◆ What is needed ◆
Pull every "chart" line out of the data below.

☆ ☆ ☆

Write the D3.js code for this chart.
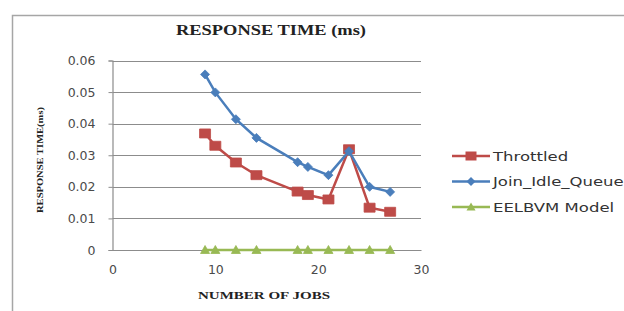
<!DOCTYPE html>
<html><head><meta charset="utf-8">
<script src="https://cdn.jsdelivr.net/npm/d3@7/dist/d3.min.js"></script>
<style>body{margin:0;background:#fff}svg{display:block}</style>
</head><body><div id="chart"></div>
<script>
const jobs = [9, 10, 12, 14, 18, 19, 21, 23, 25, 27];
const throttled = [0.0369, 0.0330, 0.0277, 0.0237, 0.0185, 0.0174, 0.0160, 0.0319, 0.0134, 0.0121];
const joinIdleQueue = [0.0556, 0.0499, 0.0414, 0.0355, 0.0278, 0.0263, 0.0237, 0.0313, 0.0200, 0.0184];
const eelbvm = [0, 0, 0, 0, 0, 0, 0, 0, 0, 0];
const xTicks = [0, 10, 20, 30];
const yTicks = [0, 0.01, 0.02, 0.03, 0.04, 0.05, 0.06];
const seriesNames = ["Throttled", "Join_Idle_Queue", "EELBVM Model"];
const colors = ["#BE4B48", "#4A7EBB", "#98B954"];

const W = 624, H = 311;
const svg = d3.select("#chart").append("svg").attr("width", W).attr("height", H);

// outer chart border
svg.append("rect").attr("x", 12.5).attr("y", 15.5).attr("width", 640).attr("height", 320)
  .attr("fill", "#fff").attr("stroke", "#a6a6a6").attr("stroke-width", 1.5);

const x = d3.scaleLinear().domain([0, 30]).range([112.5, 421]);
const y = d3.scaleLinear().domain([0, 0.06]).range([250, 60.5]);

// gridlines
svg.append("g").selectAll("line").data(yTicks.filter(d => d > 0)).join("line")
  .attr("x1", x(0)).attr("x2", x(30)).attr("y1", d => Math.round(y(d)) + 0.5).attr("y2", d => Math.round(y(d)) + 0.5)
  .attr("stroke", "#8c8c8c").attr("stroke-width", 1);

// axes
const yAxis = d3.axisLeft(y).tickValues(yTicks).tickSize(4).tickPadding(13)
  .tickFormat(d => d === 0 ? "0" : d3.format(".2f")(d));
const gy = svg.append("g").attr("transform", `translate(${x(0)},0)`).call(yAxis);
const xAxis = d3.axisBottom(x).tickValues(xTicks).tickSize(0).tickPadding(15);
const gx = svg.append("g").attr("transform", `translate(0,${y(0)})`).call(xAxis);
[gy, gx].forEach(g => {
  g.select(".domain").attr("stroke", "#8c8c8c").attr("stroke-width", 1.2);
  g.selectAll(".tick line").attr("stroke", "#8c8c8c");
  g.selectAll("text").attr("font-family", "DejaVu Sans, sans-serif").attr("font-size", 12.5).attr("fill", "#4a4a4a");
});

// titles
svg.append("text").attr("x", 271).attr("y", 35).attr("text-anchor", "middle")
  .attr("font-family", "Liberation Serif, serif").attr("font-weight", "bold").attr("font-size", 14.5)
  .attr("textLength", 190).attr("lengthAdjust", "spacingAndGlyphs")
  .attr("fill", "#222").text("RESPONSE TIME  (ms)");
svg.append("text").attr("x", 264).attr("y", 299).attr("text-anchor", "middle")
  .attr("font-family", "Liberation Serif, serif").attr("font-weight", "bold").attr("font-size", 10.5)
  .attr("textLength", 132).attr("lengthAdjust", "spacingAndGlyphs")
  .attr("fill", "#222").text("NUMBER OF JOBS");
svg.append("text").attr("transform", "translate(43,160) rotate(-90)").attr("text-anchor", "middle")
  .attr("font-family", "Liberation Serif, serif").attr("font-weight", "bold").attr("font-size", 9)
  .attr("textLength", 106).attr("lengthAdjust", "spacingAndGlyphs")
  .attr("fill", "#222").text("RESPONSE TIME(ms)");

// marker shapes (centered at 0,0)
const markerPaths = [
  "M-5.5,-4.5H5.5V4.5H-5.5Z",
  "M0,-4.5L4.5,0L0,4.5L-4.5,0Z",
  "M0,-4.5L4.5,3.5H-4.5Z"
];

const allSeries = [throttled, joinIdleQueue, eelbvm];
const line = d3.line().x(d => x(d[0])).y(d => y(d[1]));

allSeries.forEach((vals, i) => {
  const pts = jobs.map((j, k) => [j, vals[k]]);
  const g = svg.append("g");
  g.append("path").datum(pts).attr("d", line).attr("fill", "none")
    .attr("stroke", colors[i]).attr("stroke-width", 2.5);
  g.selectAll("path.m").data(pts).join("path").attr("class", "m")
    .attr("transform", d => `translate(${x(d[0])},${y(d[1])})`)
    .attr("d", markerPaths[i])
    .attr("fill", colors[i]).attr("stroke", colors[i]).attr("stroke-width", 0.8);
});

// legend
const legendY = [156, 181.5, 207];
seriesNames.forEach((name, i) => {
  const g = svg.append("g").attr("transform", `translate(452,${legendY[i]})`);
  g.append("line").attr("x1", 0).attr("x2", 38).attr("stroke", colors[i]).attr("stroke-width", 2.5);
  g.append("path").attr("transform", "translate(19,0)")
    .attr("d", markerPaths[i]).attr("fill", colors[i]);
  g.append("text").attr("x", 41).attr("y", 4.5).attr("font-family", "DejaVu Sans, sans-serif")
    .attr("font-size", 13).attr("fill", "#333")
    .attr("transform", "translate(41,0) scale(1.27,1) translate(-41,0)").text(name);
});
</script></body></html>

☆ ☆ ☆

◆ Output of the exercise ◆
Write the D3.js code for this chart.
</head><body><div id="chart"></div>
const svg = d3.select("#chart").append("svg").attr("width", W).attr("height", H);
// outer chart border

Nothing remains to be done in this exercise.